In last few months, I had several conversations with Indian Pastors/Christian leaders from various denominations in different cities (none of them know each other, I think) and interesting they all raised a common concern - ”The Next Generation is dropping out of church - what can we do? A generation who had grown right within these walls, who went to our sunday schools and youth fellowship and even got married here, now is not interested in the church anymore?”
Having authored a book on this generation, they feel I should dole out some quick fixes. Of course, I have raised such issues in the book and analyzed several ofthe underlying reasons at length.
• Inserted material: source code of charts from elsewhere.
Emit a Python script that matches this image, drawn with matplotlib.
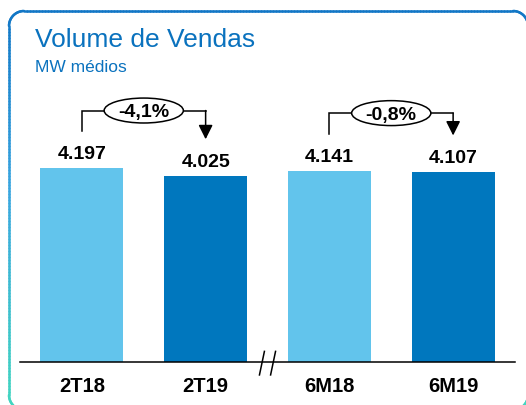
import numpy as np
import matplotlib
matplotlib.use('Agg')
from matplotlib import pyplot as plt
from matplotlib.patches import Ellipse
from matplotlib.collections import LineCollection
from matplotlib.colors import LinearSegmentedColormap

plt.rcParams['font.family'] = ['Liberation Sans', 'DejaVu Sans']

# dados
categorias = ['2T18', '2T19', '6M18', '6M19']
valores = [4197, 4025, 4141, 4107]
cores = ['#62C4EC', '#0077BE', '#62C4EC', '#0077BE']
pares = [(0, 1), (2, 3)]
variacoes = ['-4,1%', '-0,8%']

W, H = 526, 405
fig = plt.figure(figsize=(W / 100, H / 100), dpi=100)

# moldura e titulo (coordenadas em pixels)
bg = fig.add_axes([0, 0, 1, 1], zorder=0)
bg.set_xlim(0, W)
bg.set_ylim(H, 0)
bg.axis('off')


def rounded_rect(x0, y0, x1, y1, r, n=20):
	pts = []
	t = np.linspace(0, np.pi / 2, n)
	# canto superior esquerdo
	pts += list(zip(x0 + r - r * np.cos(t), y0 + r - r * np.sin(t)))
	# canto superior direito
	pts += list(zip(x1 - r + r * np.sin(t), y0 + r - r * np.cos(t)))
	# canto inferior direito
	pts += list(zip(x1 - r + r * np.cos(t), y1 - r + r * np.sin(t)))
	# canto inferior esquerdo
	pts += list(zip(x0 + r - r * np.sin(t), y1 - r + r * np.cos(t)))
	pts.append(pts[0])
	return np.array(pts)


pts = rounded_rect(9, 11, 528, 410, 15)
# densificar para o gradiente
dense = [pts[0]]
for a, b in zip(pts[:-1], pts[1:]):
	k = max(int(np.hypot(*(b - a)) / 3), 1)
	for s in np.linspace(0, 1, k + 1)[1:]:
		dense.append(a + (b - a) * s)
dense = np.array(dense)
segs = np.stack([dense[:-1], dense[1:]], axis=1)
ymid = (segs[:, 0, 1] + segs[:, 1, 1]) / 2
cmap = LinearSegmentedColormap.from_list('borda', [(0, '#1277C6'), (0.45, '#3AA6E0'), (1, '#42D6C0')])
lc = LineCollection(segs, colors=cmap((ymid - 11) / (405 - 11)), linewidths=1.8, capstyle='round')
bg.add_collection(lc)

bg.text(35, 47, 'Volume de Vendas', fontsize=19, color='#0A72BE', va='baseline', ha='left')
bg.text(35, 72, 'MW médios', fontsize=12.5, color='#0A72BE', va='baseline', ha='left')

# grafico de barras
ax = fig.add_axes([20 / W, 43 / H, 495 / W, 277 / H], zorder=1)
ax.patch.set_alpha(0)
x = np.arange(len(categorias))
ax.bar(x, valores, width=0.67, color=cores, zorder=2)
ax.set_xlim(-0.5, 3.5)
ax.set_ylim(0, 6000)
for s in ['top', 'right', 'left']:
	ax.spines[s].set_visible(False)
ax.spines['bottom'].set_linewidth(1.1)
ax.spines['bottom'].set_color('black')
ax.set_yticks([])
ax.set_xticks(x, categorias, fontsize=14.5, fontweight='bold')
ax.tick_params(axis='x', length=0, pad=10.5)

for xi, v in zip(x, valores):
	ax.annotate('{:,}'.format(v).replace(',', '.'), (xi, v), xytext=(0, 6.5),
				textcoords='offset points', ha='center', va='baseline',
				fontsize=14, fontweight='bold')

# setas de variacao
for (a, b), txt in zip(pares, variacoes):
	hy = max(valores[a], valores[b]) + 1250
	ax.plot([x[a], x[a], x[b]], [valores[a] + 800, hy, hy], color='black', lw=1.1,
			clip_on=False, zorder=3, solid_joinstyle='miter')
	ax.annotate('', xy=(x[b], valores[b] + 800), xytext=(x[b], hy),
				arrowprops=dict(arrowstyle='-|>,head_length=0.4,head_width=0.2',
								mutation_scale=21.6, color='black', lw=1.1,
								shrinkA=0, shrinkB=0), zorder=3)
	xc = (x[a] + x[b]) / 2
	ax.add_patch(Ellipse((xc, hy), width=0.64, height=540, facecolor='white',
						 edgecolor='black', lw=1.1, clip_on=False, zorder=4))
	ax.text(xc, hy, txt, ha='center', va='center_baseline', fontsize=14,
			fontweight='bold', zorder=5)

# quebra de eixo //
for dx in [-0.045, 0.045]:
	ax.plot([1.5 + dx + 0.02, 1.5 + dx - 0.02], [230, -280], color='black', lw=1.1,
			clip_on=False, zorder=3)

fig.savefig('out.png', dpi=100)
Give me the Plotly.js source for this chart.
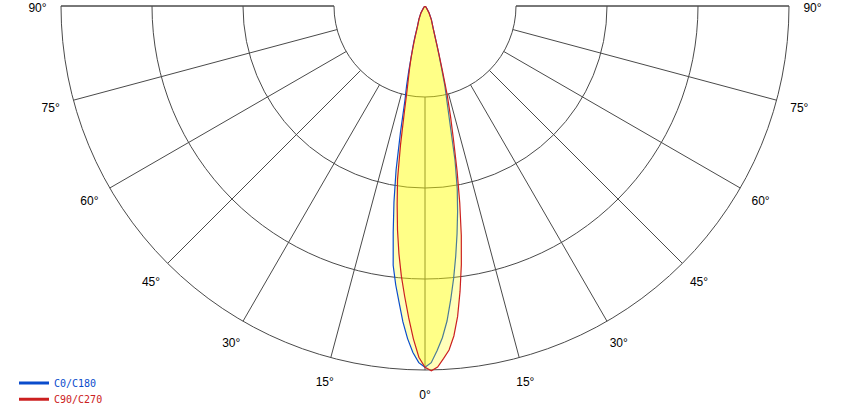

So my quick response was ‘have you read the coconut generation book?’
I am glad these leaders have taken note of changing happening in their congregations. Many others are clueless and think everything is status quo. Or at least pretend to be so. Few years ago, a pujari in a Hindu temple asked me a similar question - ‘Indian kids don’t come to temple… they are not as religious as their parents. What do you guys do in church to retain the young people.’
So first of all this is not any church or denominational issue. It is not even any problem with imigrants faiths. It is not a matter of language or doctrine or rituals or organizational set up. Faith and its expressions are undergoing several fundamental shifts in the Western world. When asked by Leadership Journal about challenges facing the Western church today, Tom Sine (author of Mustard Seed Revolution) said,
“The Western church is losing twenty- and thirty-somethings at an unprecedented rate, even while there’s a growing spiritual hunger among those groups. This is going to lead to a financial crisis for the church and mission as baby boomers start retiring. Because they are strapped with much higher school and housing costs, the few young people left in the church won’t have the discretionary income that their parents or grandparents had to sustain the church. At the same time, the average American is working roughly 10 hours more a week than he was 15 to 20 years ago. That means these young people will have less time for family, church, prayer, Scripture reading, witness, and service.”
Life, work, culture, economics etc are changing rapidly and all of which will cause us to think differently about our faith and communal involvements. Next generation will do church differently… they need to introduced and nurtured in faith differently than prior generations. Not that what worked before is wrong… just that it does not fit into the new world. Are we ready to do ministry differently?